Avis 20230198 Séance du 16/02/2023
Madame X a saisi la commission d'accès aux documents administratifs, par courrier enregistré à son secrétariat le 10 janvier 2023, à la suite du refus opposé par le ministre des armées à sa demande de consultation, par dérogation aux délais fixés par l'article L213-2 du code du patrimoine, dans le cadre d'une recherche personnelle, de l'intégralité du dossier militaire de son père, Monsieur X, conservé au centre des archives du personnel militaire à Pau et coté X, sans occultation des pièces médicales.
La commission, qui a pris connaissance des observations du ministre des armées, rappelle que, par principe, les documents d'archives sont communicables de plein droit, en vertu de l'article L213-1 du code du patrimoine. Néanmoins, par dérogation, certaines catégories de documents, en raison des informations qu'ils contiennent, ne sont pas immédiatement communicables et ne le deviennent qu’aux termes des délais et dans les conditions, fixés par l'article L213-2 du même code.
A cet égard, les documents dont la communication porterait atteinte au secret médical ne deviennent librement communicables qu'à l'expiration d'un délai de vingt-cinq ans à compter de la date du décès de l'intéressé.
La commission précise, par ailleurs, qu'en vertu de l'article L213-3 du code du patrimoine, une autorisation de consultation, par anticipation aux délais prévus par l'article L213-2 précité, peut cependant être accordée par l’administration des archives aux personnes, physiques ou morales, qui en font la demande dans la mesure où l'intérêt qui s'attache à la consultation des documents ne conduit pas à porter une atteinte excessive aux intérêts que la loi a entendu protéger. Cette autorisation requiert l’accord préalable de l'autorité dont émanent les documents, l’administration des archives étant tenue par l’avis donné.
La commission rappelle que pour apprécier l'opportunité d'une communication anticipée, elle s'efforce, au cas par cas, de mettre en balance les avantages et les inconvénients d'une communication anticipée, en tenant compte d'une part de l'objet de la demande et, d'autre part, de l'ampleur de l'atteinte aux intérêts protégés par la loi.

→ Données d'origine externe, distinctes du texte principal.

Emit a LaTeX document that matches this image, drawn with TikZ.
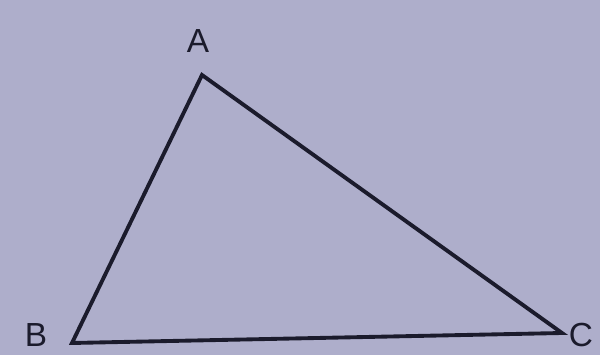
\documentclass[tikz,border=0pt]{standalone}
\usepackage{fontspec}
\setmainfont{Liberation Sans}
\usepackage{xcolor}
\definecolor{paper}{HTML}{AEAECB}
\definecolor{ink}{HTML}{1B1B2C}
\tikzset{
  side/.style={
    line width=2.2pt,
    draw=ink,
    line join=miter
  },
  vlabel/.style={
    font=\fontsize{19}{22}\selectfont,
    text=ink,
    inner sep=0pt
  }
}

\begin{document}
\begin{tikzpicture}[x=1cm,y=1cm]

% Background
\fill[paper] (0,0) rectangle (12,7.1);
\useasboundingbox (0,0) rectangle (12,7.1);

% vertices
\coordinate (A) at (4.04,5.6);
\coordinate (B) at (1.44,0.24);
\coordinate (C) at (11.24,0.44);

% sides
\draw[side] (A) -- (B) -- (C) -- cycle;

% labels
\node[vlabel] (labA) at (3.96,6.28) {A};
\node[vlabel, anchor=base] (labB) at (0.72,0.17) {B};
\node[vlabel, anchor=base] (labC) at (11.62,0.17) {C};

\end{tikzpicture}
\end{document}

Conformément à sa doctrine traditionnelle (avis de partie II, n° 20050939, du 31 mars 2005), cet examen la conduit à analyser le contenu du document (son ancienneté, la date à laquelle il deviendra librement communicable, la sensibilité des informations qu'il contient au regard des secrets justifiant les délais de communication) et à apprécier les motivations, la qualité du demandeur (intérêt scientifique s'attachant à ses travaux mais aussi intérêt administratif ou familial) et sa capacité à respecter la confidentialité des informations dont il souhaite prendre connaissance.
Dans un avis de partie II, n° 20215602, du 4 novembre 2021, la commission a estimé opportun de compléter sa grille d’analyse afin de tenir compte de la décision d’Assemblée n°s 422327 et 431026, du 12 juin 2020, par laquelle le Conseil d’État a précisé qu’afin de déterminer s'il y a lieu ou non de faire droit à une demande de consultation anticipée, il convient de mettre en balance d'une part, l'intérêt légitime du demandeur apprécié au regard du droit de demander compte à tout agent public de son administration posé par l'article 15 de la Déclaration des droits de l’homme et du citoyen du 26 août 1789 et de la liberté de recevoir et de communiquer des informations protégée par l'article 10 de la Convention européenne de sauvegarde des droits de l'homme et des libertés fondamentales, et, d'autre part, les intérêts que la loi a entendu protéger. L’intérêt légitime du demandeur doit être apprécié au vu de la démarche qu’il entreprend et du but qu’il poursuit en sollicitant la consultation anticipée d’archives publiques, de la nature des documents en cause et des informations qu’ils comportent. Les risques qui doivent être mis en balance sont ceux d’une atteinte excessive aux intérêts protégés par la loi. La pesée de l’un et des autres s’effectue en tenant compte notamment de l’effet, eu égard à la nature des documents en cause, de l’écoulement du temps et, le cas échéant, de la circonstance que ces documents ont déjà fait l’objet d’une autorisation de consultation anticipée ou ont été rendus publics.
En l’espèce, la commission relève que Madame X a obtenu l’autorisation de consultation par anticipation du dossier militaire de son père, décédé le 1er octobre 2020, à l’exception des éléments couverts par le secret médical. Compte tenu de l’objet personnel de la demande de Madame X et de l’engagement de réserve qu’elle a déjà signé, la commission estime que la communication des éléments médicaux du dossier militaire ne porterait pas une atteinte excessive aux intérêts que la loi a entendu protéger.
La commission, qui prend note de l’intention exprimée par le ministre des armées d’élargir l’autorisation d’accès accordée à l’intégralité des pièces conservées dans le dossier militaire, émet par suite un avis favorable.